Role 1: Completer Finisher

Sees to it that the results are free from errors and up to the expected standards.

Strengths: Painstaking, conscientious, anxious. Searches out errors. Polishes and perfects.

Allowable weaknesses: Can be inclined to worry unduly, and reluctant to delegate.

Don't be surprised to find that: They could be accused of taking their perfectionism to extremes.


Role 2 : Coordinator

Remains focused on the goal, knows how to assign work, and delegate tasks to the right team members.

Strengths: Mature, confident, identifies talent. Clarifies goals.

Allowable weaknesses: Can be seen as manipulative and might offload their own share of the work.

Don't be surprised to find that: They might over-delegate, leaving themselves little work to do.

 

Role 3 : Implementer

A practical thinker who’s able to plan and carry out effective strategies.

Strengths: Practical, reliable, efficient. Turns ideas into actions and organises work that needs to be done.

Allowable weaknesses: Can be a bit inflexible and slow to respond to new possibilities.

Don't be surprised to find that: They might be slow to relinquish their plans in favour of positive changes.

Role 4 : Monitor Evaluator

Makes unbiased judgments and assesses the team’s effort from a logical standpoint.

Strengths: Sober, strategic and discerning. Sees all options and judges accurately.

Allowable weaknesses: Sometimes lacks the drive and ability to inspire others and can be overly critical.

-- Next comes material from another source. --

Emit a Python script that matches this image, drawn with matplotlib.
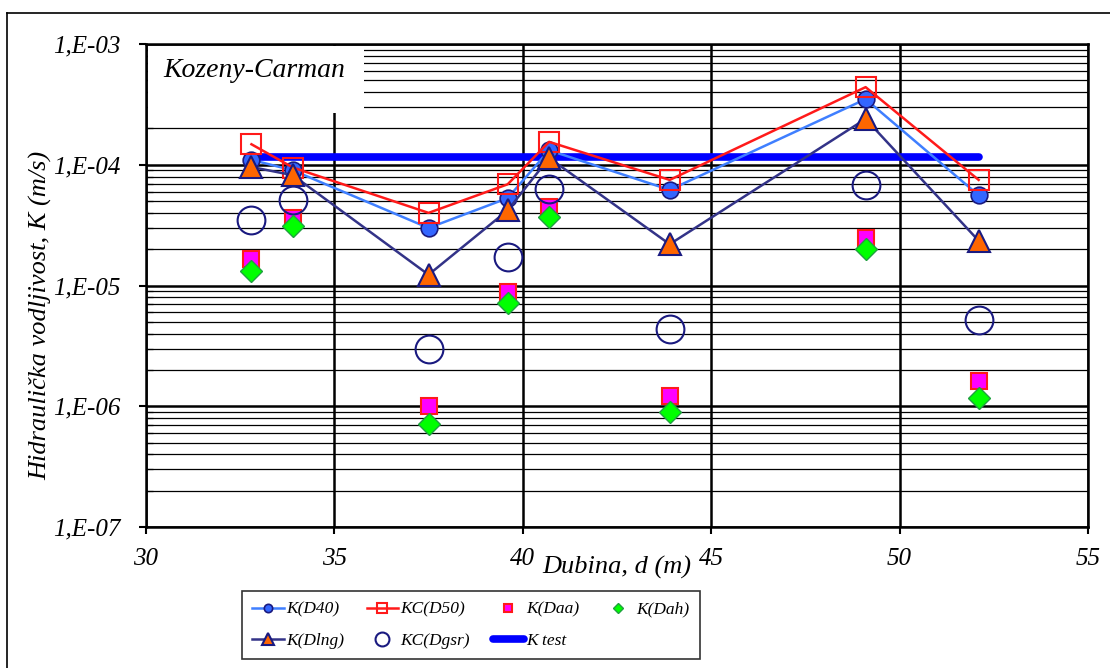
import matplotlib
matplotlib.use("Agg")
import matplotlib.pyplot as plt
import numpy as np
from matplotlib.patches import Rectangle
from matplotlib.lines import Line2D
from matplotlib.ticker import LogLocator, FuncFormatter, NullFormatter

# --- data ---
depth = [32.8, 33.9, 37.5, 39.6, 40.7, 43.9, 49.1, 52.1]
k_d40 = [1.10e-4, 9.0e-5, 3.0e-5, 5.3e-5, 1.32e-4, 6.2e-5, 3.5e-4, 5.6e-5]
kc_d50 = [1.48e-4, 9.5e-5, 4.0e-5, 6.9e-5, 1.55e-4, 7.5e-5, 4.4e-4, 7.5e-5]
k_daa = [1.66e-5, 3.6e-5, 1.0e-6, 8.9e-6, 4.45e-5, 1.22e-6, 2.5e-5, 1.62e-6]
k_dah = [1.32e-5, 3.1e-5, 7.1e-7, 7.2e-6, 3.7e-5, 8.9e-7, 2.0e-5, 1.17e-6]
k_dlng = [9.6e-5, 8.2e-5, 1.23e-5, 4.2e-5, 1.14e-4, 2.2e-5, 2.4e-4, 2.35e-5]
kc_dgsr = [3.5e-5, 5.1e-5, 3.0e-6, 1.72e-5, 6.3e-5, 4.4e-6, 6.8e-5, 5.2e-6]
k_test = 1.16e-4
x_ticks = [30, 35, 40, 45, 50, 55]

plt.rcParams['font.family'] = ['Liberation Serif', 'DejaVu Serif']
plt.rcParams['font.style'] = 'italic'

fig = plt.figure(figsize=(11.1, 6.68), dpi=100)
ax = fig.add_axes([0.1315, 0.211, 0.8486, 0.723])

# outer frame (only top and left are visible in the reference)
fig.add_artist(Line2D([0.0063, 1.0], [0.9805, 0.9805], color='black', lw=1.2))
fig.add_artist(Line2D([0.0063, 0.0063], [0.0, 0.9805], color='black', lw=1.2))

ax.set_yscale('log')
ax.set_ylim(1e-7, 1e-3)
ax.set_xlim(30, 55)
ax.set_xticks(x_ticks)

ax.yaxis.set_major_locator(LogLocator(base=10, numticks=10))
ax.yaxis.set_minor_locator(LogLocator(base=10, subs=np.arange(2, 10), numticks=50))
ax.yaxis.set_minor_formatter(NullFormatter())
ax.yaxis.set_major_formatter(FuncFormatter(lambda v, p: "1,E-%02d" % round(-np.log10(v))))

ax.grid(axis='y', which='major', color='black', lw=1.8)
ax.grid(axis='y', which='minor', color='black', lw=0.9)
ax.grid(axis='x', which='major', color='black', lw=1.8)
ax.set_axisbelow(True)

for s in ax.spines.values():
    s.set_linewidth(1.8)
ax.tick_params(axis='both', which='major', direction='out', length=5, width=1.5,
               labelsize=18)
ax.tick_params(axis='y', which='major', pad=13)
ax.tick_params(axis='y', which='minor', direction='in', length=5, width=0.9)
ax.tick_params(axis='x', which='major', pad=10)
for lbl in ax.get_xticklabels() + ax.get_yticklabels():
    lbl.set_fontstyle('italic')

ax.set_ylabel("Hidraulička vodljivost, K (m/s)", fontsize=19, fontstyle='italic')
ax.yaxis.set_label_coords(-0.099, 0.439)
ax.set_xlabel("Dubina, d (m)", fontsize=19, fontstyle='italic')
ax.xaxis.set_label_coords(0.5, -0.083)
ax.xaxis.label.set_va('center')

# white label box over the grid
ax.add_patch(Rectangle((0.002, 0.857), 0.23, 0.14, transform=ax.transAxes,
                       facecolor='white', edgecolor='none', zorder=1.5))
ax.text(0.018, 0.946, "Kozeny-Carman", transform=ax.transAxes, fontsize=20,
        fontstyle='italic', va='center', ha='left', zorder=2)

navy = '#1a1a80'
l_test, = ax.plot([depth[0], depth[-1]], [k_test, k_test], color='#0000ff', lw=5.5,
                  solid_capstyle='round', zorder=3, label='K test')
l_d40, = ax.plot(depth, k_d40, color='#3f7fff', lw=1.8, marker='o', ms=12,
                 mfc='#3366ff', mec=navy, mew=1.2, zorder=4, label='K(D40)')
l_d50, = ax.plot(depth, kc_d50, color='#ff1a1a', lw=1.8, marker='s', ms=14,
                 mfc='none', mec='#ff1a1a', mew=1.5, zorder=4, label='KC(D50)')
l_daa, = ax.plot(depth, k_daa, ls='none', marker='s', ms=12,
                 mfc='#ff00ff', mec='#ff1a1a', mew=1.5, zorder=4, label='K(Daa)')
l_dah, = ax.plot(depth, k_dah, ls='none', marker='D', ms=11,
                 mfc='#00ff00', mec='#20a040', mew=1.0, zorder=5, label='K(Dah)')
l_dlng, = ax.plot(depth, k_dlng, color='#333388', lw=1.8, marker='^', ms=16,
                  mfc='#ff6600', mec=navy, mew=1.5, zorder=4, label='K(Dlng)')
l_dgsr, = ax.plot(depth, kc_dgsr, ls='none', marker='o', ms=20,
                  mfc='none', mec=navy, mew=1.5, zorder=4, label='KC(Dgsr)')

handles = [l_d40, l_dlng, l_d50, l_dgsr, l_daa, l_test, l_dah]
leg = fig.legend(handles=handles, labels=[h.get_label() for h in handles], ncol=4,
                 loc='upper left', bbox_to_anchor=(0.218, 0.115), borderaxespad=0,
                 fontsize=12.5, frameon=True, fancybox=False, edgecolor='black',
                 markerscale=0.5, handlelength=1.8, columnspacing=1.3,
                 handletextpad=0.15, borderpad=0.6, labelspacing=0.85)
leg.get_frame().set_linewidth(1.2)
for t in leg.get_texts():
    t.set_fontstyle('italic')

fig.savefig("out.png", dpi=100)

Don't be surprised to find that: They could be slow to come to decisions.


Role 5 : Plant

Thinks outside the box and generates ideas.

Strengths: Creative, imaginative, free-thinking, generates ideas and solves difficult problems.

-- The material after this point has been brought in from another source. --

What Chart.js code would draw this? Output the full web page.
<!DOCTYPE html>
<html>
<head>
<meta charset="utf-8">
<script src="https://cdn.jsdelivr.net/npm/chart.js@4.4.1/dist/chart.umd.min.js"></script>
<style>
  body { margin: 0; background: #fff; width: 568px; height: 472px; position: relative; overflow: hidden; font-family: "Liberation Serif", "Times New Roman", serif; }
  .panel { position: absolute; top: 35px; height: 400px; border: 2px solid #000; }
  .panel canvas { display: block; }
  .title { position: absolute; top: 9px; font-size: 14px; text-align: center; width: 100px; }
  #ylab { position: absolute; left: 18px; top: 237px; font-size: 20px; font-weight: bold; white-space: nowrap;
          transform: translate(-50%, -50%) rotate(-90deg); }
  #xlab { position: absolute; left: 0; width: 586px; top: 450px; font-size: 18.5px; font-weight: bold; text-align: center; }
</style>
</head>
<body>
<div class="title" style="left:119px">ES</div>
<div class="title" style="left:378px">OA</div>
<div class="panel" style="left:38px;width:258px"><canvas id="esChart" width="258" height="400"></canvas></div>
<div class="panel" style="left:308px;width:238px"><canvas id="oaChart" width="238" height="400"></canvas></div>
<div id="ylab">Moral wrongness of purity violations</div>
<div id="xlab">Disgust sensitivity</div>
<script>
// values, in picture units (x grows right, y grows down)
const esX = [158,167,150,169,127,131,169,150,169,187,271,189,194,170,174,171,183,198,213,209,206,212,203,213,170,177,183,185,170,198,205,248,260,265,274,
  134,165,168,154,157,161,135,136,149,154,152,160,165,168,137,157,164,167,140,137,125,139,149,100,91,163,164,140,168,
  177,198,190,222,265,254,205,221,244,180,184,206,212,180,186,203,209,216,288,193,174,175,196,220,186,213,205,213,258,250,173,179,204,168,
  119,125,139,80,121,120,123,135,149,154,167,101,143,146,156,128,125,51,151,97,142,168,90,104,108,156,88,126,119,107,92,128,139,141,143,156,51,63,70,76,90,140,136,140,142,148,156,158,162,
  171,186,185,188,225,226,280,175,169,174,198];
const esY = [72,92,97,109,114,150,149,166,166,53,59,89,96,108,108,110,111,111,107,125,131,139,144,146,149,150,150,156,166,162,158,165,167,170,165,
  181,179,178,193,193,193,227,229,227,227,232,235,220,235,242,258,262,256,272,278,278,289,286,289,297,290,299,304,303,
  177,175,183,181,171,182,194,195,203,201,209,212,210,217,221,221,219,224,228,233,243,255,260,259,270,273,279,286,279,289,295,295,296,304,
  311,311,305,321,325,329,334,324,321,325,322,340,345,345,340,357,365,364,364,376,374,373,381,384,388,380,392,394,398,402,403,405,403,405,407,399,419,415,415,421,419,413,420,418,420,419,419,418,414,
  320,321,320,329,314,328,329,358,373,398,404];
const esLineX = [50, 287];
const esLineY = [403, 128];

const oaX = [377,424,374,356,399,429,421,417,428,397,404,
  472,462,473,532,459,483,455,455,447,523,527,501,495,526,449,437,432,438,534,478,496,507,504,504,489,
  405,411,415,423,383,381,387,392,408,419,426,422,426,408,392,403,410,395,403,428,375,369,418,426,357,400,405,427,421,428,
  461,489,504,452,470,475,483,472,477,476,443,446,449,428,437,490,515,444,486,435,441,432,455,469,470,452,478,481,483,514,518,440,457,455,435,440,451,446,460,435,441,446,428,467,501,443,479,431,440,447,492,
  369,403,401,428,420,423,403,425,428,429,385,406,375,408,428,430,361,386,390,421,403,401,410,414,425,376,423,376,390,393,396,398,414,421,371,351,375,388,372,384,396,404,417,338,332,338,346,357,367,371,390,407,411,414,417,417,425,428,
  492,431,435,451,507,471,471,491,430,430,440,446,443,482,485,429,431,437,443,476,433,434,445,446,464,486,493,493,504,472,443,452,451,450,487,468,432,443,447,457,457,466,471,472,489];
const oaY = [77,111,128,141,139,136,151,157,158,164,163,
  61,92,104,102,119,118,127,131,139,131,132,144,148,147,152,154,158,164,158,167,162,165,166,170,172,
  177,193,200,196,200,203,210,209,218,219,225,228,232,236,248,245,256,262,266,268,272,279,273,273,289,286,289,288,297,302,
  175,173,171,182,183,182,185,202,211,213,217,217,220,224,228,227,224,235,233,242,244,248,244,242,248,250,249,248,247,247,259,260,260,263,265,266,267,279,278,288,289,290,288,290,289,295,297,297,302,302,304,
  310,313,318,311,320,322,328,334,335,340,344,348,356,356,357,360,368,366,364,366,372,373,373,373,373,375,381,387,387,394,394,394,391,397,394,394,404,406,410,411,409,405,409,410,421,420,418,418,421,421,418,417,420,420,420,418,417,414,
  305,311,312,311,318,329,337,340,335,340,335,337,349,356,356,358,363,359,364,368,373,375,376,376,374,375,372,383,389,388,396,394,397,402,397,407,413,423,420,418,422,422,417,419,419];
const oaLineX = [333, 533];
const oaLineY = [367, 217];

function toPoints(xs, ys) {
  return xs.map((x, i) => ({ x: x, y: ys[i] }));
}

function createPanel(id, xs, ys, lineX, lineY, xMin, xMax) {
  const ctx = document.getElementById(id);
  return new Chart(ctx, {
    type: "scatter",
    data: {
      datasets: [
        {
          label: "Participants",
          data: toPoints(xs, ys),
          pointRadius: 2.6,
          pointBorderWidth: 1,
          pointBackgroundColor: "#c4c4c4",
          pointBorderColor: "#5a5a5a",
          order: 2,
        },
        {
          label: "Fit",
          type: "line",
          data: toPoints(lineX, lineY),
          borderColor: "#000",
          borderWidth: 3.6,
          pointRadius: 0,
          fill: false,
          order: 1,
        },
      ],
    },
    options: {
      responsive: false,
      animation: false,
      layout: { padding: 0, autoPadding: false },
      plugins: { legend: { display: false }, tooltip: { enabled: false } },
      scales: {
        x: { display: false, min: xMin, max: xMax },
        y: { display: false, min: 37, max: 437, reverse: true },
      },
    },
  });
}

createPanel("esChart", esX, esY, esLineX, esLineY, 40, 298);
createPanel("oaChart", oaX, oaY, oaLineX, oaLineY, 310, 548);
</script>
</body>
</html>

Allowable weaknesses: Might ignore incidentals, and may be too preoccupied to communicate effectively.

Don't be surprised to find that: They could be absent-minded or forgetful.

 

Role 6 : Resource Investigator

Checks out external resources and sifts through existing solutions to bring the best ones to the team.

 

Strengths: Outgoing, enthusiastic. Explores opportunities and develops contacts.

Allowable weaknesses: Might be over-optimistic, and can lose interest once the initial enthusiasm has passed.

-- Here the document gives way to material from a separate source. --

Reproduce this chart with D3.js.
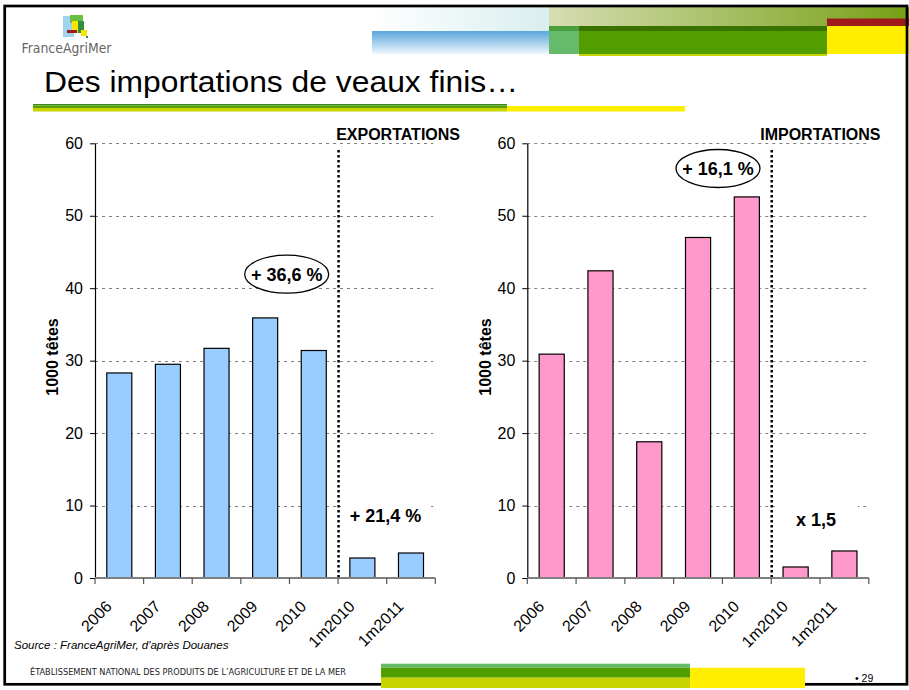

Don't be surprised to find that: They might forget to follow up on a lead.

 

Role 7 : Shaper

Drives the team and makes sure things keep moving forward.

Strengths: Challenging, dynamic, thrives on pressure. Has the drive and courage to overcome obstacles.

Allowable weaknesses: Can be prone to provocation, and may sometimes offend people's feelings.

Don't be surprised to find that: They could risk becoming aggressive and bad-humoured in their attempts to get things done.

 

Role 8 : Specialist

Brings in the necessary technical expertise.

Strengths: Single-minded, self-starting and dedicated. They provide specialist knowledge and skills.

Allowable weaknesses: Tends to contribute on a narrow front and can dwell on the technicalities.

Don't be surprised to find that: They overload you with information.

 

Role 9 : Teamworker

Identifies what needs to be done and completes the tasks on behalf of or in cooperation with the other team members.

Strengths: Co-operative, perceptive and diplomatic. Listens and averts friction.

Allowable weaknesses: Can be indecisive in crunch situations and tends to avoid confrontation.

Don't be surprised to find that: They might be hesitant to make unpopular decisions.

 

Conclusion

 

Using Belbin’s Team Roles can give individuals a greater understanding of their strengths, which leads to more effective communication in the team. Managers can put together great teams, enhance the performance of existing ones, and ensure that everyone feels that they are making a difference in the workplace.

The nine Belbin’s Team Roles are:

1-      Resource Investigator

2-       Teamworker

3-      Coordinator (the Social roles)

4-      Plant

5-      Monitor Evaluator

6-      Specialist (the ThinkinEvaluator)

7-      Shaper

8-      Implementer

9-      Completer Finisher (the Action or Task roles).